- **The exercise**
Where a line holds the string "this", return that line.

>> start Material shown

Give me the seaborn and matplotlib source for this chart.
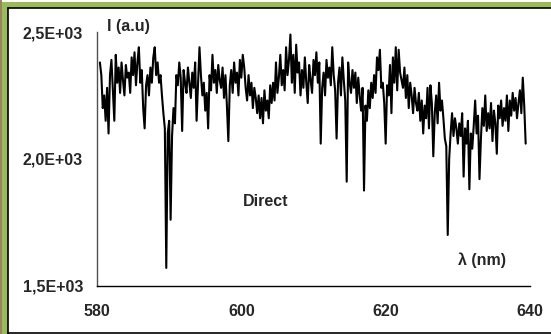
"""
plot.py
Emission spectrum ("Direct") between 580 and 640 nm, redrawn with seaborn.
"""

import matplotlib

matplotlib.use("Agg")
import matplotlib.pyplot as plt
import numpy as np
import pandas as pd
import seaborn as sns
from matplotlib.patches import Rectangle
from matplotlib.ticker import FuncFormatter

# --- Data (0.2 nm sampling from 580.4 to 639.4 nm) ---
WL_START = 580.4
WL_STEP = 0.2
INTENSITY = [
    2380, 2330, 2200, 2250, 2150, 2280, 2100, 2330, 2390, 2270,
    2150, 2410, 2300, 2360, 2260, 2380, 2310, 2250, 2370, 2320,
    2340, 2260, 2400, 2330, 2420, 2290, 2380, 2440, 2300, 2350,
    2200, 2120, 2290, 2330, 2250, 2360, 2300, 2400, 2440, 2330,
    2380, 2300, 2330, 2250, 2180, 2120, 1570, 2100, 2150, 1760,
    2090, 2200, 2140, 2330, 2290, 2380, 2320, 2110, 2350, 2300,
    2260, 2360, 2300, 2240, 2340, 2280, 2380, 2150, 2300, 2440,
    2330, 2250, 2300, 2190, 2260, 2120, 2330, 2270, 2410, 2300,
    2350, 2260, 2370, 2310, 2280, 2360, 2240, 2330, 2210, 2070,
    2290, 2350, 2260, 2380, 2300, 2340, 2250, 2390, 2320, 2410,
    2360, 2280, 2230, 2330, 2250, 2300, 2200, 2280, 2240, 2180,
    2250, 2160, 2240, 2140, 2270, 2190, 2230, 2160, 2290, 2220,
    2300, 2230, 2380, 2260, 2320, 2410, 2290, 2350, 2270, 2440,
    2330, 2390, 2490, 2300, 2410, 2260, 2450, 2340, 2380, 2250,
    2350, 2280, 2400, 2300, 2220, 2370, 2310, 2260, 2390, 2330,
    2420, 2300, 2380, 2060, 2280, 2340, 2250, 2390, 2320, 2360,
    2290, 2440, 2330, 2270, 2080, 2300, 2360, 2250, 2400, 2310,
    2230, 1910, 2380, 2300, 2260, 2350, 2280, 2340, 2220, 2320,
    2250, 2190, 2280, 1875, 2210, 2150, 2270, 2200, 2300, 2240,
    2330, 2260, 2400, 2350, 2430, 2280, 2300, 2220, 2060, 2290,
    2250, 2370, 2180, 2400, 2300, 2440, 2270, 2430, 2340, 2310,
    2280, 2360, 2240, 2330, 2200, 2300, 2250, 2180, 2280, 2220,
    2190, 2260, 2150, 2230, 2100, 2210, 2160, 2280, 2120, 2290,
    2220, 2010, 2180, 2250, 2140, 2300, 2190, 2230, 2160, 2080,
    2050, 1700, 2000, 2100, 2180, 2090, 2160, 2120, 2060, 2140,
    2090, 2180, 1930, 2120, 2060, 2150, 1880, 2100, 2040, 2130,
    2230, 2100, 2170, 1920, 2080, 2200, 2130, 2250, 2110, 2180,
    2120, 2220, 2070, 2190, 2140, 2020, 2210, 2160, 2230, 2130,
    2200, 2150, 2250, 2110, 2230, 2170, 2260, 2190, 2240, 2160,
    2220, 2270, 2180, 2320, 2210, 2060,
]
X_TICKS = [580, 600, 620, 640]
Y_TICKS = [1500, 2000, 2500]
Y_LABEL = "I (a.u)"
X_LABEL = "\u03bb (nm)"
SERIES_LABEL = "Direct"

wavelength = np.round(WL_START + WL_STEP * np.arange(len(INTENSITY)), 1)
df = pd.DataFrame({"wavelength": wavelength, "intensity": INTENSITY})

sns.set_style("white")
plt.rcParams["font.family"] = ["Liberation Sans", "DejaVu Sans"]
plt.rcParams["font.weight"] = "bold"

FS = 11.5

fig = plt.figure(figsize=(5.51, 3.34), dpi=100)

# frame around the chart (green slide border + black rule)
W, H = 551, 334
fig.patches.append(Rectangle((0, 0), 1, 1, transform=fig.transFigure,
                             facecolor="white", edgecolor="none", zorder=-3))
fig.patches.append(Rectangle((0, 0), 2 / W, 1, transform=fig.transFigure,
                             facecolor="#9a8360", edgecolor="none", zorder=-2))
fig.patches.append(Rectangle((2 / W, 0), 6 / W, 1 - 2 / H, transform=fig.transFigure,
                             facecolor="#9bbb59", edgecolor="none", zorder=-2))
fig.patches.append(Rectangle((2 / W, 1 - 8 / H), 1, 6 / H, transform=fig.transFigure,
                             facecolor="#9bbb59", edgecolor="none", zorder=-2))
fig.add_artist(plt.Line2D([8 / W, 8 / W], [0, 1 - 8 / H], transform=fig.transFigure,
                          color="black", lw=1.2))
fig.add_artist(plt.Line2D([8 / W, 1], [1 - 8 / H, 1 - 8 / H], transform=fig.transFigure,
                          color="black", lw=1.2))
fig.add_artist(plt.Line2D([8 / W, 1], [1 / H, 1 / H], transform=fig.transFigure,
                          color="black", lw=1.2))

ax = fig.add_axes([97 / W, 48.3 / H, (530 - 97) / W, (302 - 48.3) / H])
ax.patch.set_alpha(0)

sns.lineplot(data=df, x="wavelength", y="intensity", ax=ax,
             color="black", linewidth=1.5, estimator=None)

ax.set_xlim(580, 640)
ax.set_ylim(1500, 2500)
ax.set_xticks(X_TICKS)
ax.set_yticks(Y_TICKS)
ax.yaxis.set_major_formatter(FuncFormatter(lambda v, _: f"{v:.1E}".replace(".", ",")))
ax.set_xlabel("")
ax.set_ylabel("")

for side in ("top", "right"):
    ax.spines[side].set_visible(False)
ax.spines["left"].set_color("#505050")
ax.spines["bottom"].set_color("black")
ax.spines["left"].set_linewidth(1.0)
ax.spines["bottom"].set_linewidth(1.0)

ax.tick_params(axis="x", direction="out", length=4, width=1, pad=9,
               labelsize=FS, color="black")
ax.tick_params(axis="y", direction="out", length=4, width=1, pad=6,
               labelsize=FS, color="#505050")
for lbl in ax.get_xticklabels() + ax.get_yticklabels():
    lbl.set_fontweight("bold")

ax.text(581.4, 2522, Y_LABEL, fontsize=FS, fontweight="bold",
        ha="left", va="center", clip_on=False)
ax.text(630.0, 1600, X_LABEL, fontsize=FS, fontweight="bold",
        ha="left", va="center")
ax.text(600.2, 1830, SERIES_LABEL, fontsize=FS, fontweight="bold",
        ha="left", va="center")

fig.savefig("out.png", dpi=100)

>> end Material shown
>> start Material shown

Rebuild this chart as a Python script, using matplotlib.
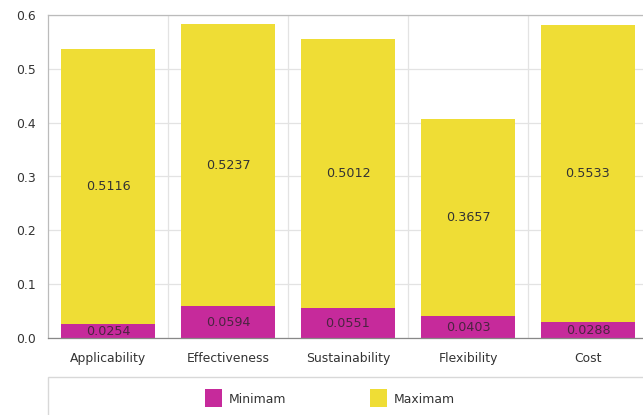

>> end Material shown

- **Worked answer**
Give me the seaborn and matplotlib source for this chart.
Rebuild this chart as a Python script, using matplotlib.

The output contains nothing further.